Also speaking at Stennis back in 2006, Paul Coffman, who was manager of J-2 engine development and flight support, explained: “In the S-IV-B stage, it was a single engine, but that single engine had to restart. The Apollo mission called for the entire vehicle to reach orbital velocity in low Earth orbit after the first firing of the Saturn-IV-B stage and, subsequently, to fire a second time to go on to the moon. ... It was an open-cycle gas generator engine delivering up to 230,000 pounds of thrust.” 

In total, there were 152 J-2 engines made for the Apollo program, along with 38 development engines. 

 

Inspiring the Future 

Apollo 17 in 1972 marked the end of the Apollo program and Saturn V would see its final launch in 1973, when Skylab was sent into orbit. Afterward, NASA turned its attention toward sustainable and reusable access to low Earth orbit, which saw the birth of the shuttle program. Today, NASA is once again targeting the moon, this time with the Artemis program and the Space Launch System (SLS)—Saturn V’s successor. 

In November 2022, Artemis I successfully flew around the moon and plans are in place for Artemis II to follow suit in 2026. On July 16, 2024, at the Michoud Assembly Facility in New Orleans, NASA crews rolled out the 212-foot-long core stage of the SLS for Artemis II to travel to Kennedy Space Center in preparation for that launch. 

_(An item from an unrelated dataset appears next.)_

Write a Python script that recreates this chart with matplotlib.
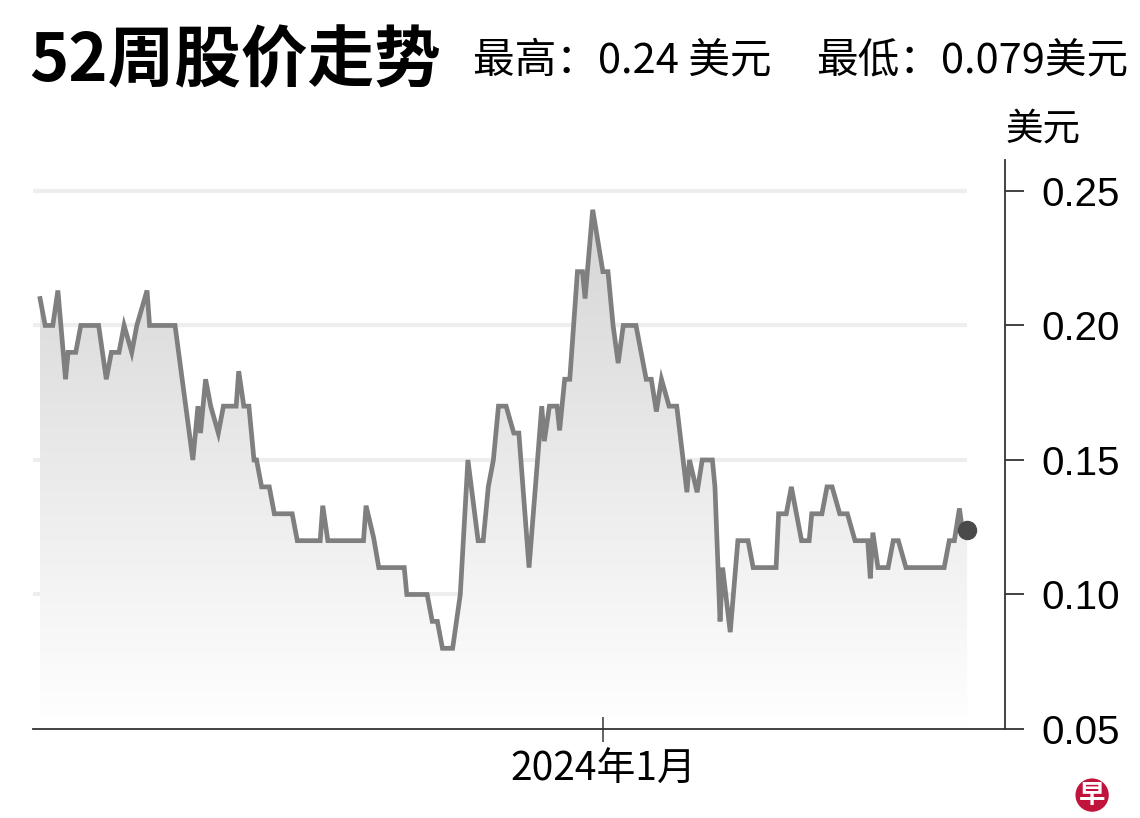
import numpy as np
import pandas as pd
import matplotlib
matplotlib.use("Agg")
import matplotlib.pyplot as plt
from matplotlib.colors import LinearSegmentedColormap

plt.rcParams['font.family'] = ['Noto Sans CJK SC', 'DejaVu Sans']

# 52-week closing prices (days after the start date, USD)
start_date = "2023-05-25"
day_offset = [
    0, 2, 5, 7, 10, 11, 14, 16, 23, 26, 28, 31, 33, 36, 38, 42, 43, 53,
    60, 62, 63, 65, 67, 70, 72, 77, 78, 80, 82, 84, 85, 87, 90, 92, 99,
    101, 110, 111, 113, 127, 128, 131, 133, 143, 144, 152, 154, 156, 158,
    162, 165, 168, 172, 174, 176, 178, 180, 183, 186, 188, 192, 197, 198,
    200, 203, 204, 206, 208, 211, 213, 214, 217, 221, 223, 225, 227, 229,
    234, 238, 240, 242, 244, 247, 250, 254, 255, 258, 260, 264, 265, 267,
    268, 271, 274, 278, 280, 289, 290, 293, 295, 299, 302, 303, 307, 309,
    311, 314, 317, 320, 325, 326, 327, 329, 333, 335, 337, 340, 355, 357,
    359, 361, 362, 364,
]
price = [
    0.21, 0.20, 0.20, 0.213, 0.18, 0.19, 0.19, 0.20, 0.20, 0.18, 0.19, 0.19,
    0.20, 0.19, 0.20, 0.213, 0.20, 0.20,
    0.15, 0.17, 0.16, 0.18, 0.17, 0.16, 0.17, 0.17, 0.183, 0.17, 0.17, 0.15,
    0.15, 0.14, 0.14, 0.13, 0.13,
    0.12, 0.12, 0.133, 0.12, 0.12, 0.133, 0.121, 0.11, 0.11, 0.10, 0.10,
    0.09, 0.09, 0.08,
    0.08, 0.10, 0.15, 0.12, 0.12, 0.14, 0.15, 0.17, 0.17, 0.16, 0.16, 0.11,
    0.17, 0.157,
    0.17, 0.17, 0.161, 0.18, 0.18, 0.22, 0.22, 0.21, 0.243, 0.22, 0.22, 0.20,
    0.186, 0.20,
    0.20, 0.18, 0.18, 0.168, 0.18, 0.17, 0.17, 0.138, 0.15, 0.138, 0.15,
    0.15, 0.14, 0.09,
    0.11, 0.086, 0.12, 0.12, 0.11, 0.11, 0.13, 0.13, 0.14, 0.12, 0.12, 0.13,
    0.13, 0.14,
    0.14, 0.13, 0.13, 0.12, 0.12, 0.106, 0.123, 0.11, 0.11, 0.12, 0.12, 0.11,
    0.11, 0.12,
    0.12, 0.132, 0.125, 0.124,
]
y_ticks = [0.05, 0.10, 0.15, 0.20, 0.25]
grid_levels = [0.10, 0.15, 0.20, 0.25]
x_tick_date = "2024-01-01"
x_tick_label = "2024年1月"
title = "52周股价走势"
high_text = "最高：0.24 美元"
low_text = "最低：0.079美元"
unit = "美元"

dates = pd.to_datetime(start_date) + pd.to_timedelta(day_offset, unit="D")
x = matplotlib.dates.date2num(dates)

fig = plt.figure(figsize=(11.4, 8.18), dpi=100)
ax = fig.add_axes([0.029, 0.1088, 0.8526, 0.6956])

x_min = x[0] - 2.75
x_max = x[0] + 378.9
y_min, y_max = 0.05, 0.2615

# light horizontal bands
ax.hlines(grid_levels, x_min, x[-1], color="#eeeeee", lw=3, zorder=0)

# gradient fill under the line
cmap = LinearSegmentedColormap.from_list("fade", ["#ffffff", "#d4d4d4"])
grad = np.linspace(0, 1, 256).reshape(-1, 1)
img = ax.imshow(grad, cmap=cmap, origin="lower", aspect="auto",
                extent=[x_min, x_max, y_min, 0.25], zorder=1)
poly = ax.fill_between(x, price, y_min, color="none", lw=0)
img.set_clip_path(poly.get_paths()[0], transform=ax.transData)

ax.plot(x, price, color="#7f7f7f", lw=3.4, solid_joinstyle="miter", zorder=3)
ax.plot(x[-1], price[-1], "o", color="#4a4a4a", ms=13, zorder=4)

ax.set_xlim(x_min, x_max)
ax.set_ylim(y_min, y_max)

ax.spines["top"].set_visible(False)
ax.spines["left"].set_visible(False)
for side in ["right", "bottom"]:
    ax.spines[side].set_color("#333333")
    ax.spines[side].set_linewidth(1.3)

ax.yaxis.tick_right()
ax.set_yticks(y_ticks)
ax.set_yticklabels([f"{v:.2f}" for v in y_ticks],
                   family=["Liberation Sans", "DejaVu Sans"], fontsize=29)
ax.tick_params(axis="y", length=14, width=1.3, color="#333333", pad=12)

ax.set_xticks([matplotlib.dates.date2num(pd.to_datetime(x_tick_date))])
ax.set_xticklabels([x_tick_label], fontsize=28)
ax.tick_params(axis="x", length=18, width=1.3, color="#555555",
               direction="inout", pad=6)

ax.text(1.0, 1.02, unit, transform=ax.transAxes, fontsize=27,
        ha="left", va="bottom")

fig.text(0.026, 0.925, title, fontsize=48, fontweight="black",
         ha="left", va="center")
fig.text(0.415, 0.925, high_text, fontsize=30, ha="left", va="center")
fig.text(0.716, 0.925, low_text, fontsize=30, ha="left", va="center")

# logo
fig.text(0.958, 0.028, "早", fontsize=19, fontweight="bold", color="white",
         ha="center", va="center",
         bbox=dict(boxstyle="circle,pad=0.12", fc="#c0143c", ec="none"))

fig.savefig("out.png", dpi=100)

“It's fitting that we marked this milestone on the 55th anniversary of the liftoff of Apollo 11. Like the SLS core stage, Saturn V hardware, that Apollo mission, and those following were built right here at Michoud,” said John Honeycutt, NASA’s SLS program manager at the event. “This facility's got quite a history, but more importantly it's got quite a future. Apollo 11 showed generations of people that we could go to the moon. The Artemis II mission and those that follow will do the same thing for the Artemis generation.” 

Not only that, but the SLS features an inline rocket design that’s similar to the Saturn V, explained Matt Stites, senior director and chief engineer of the SLS program at Boeing.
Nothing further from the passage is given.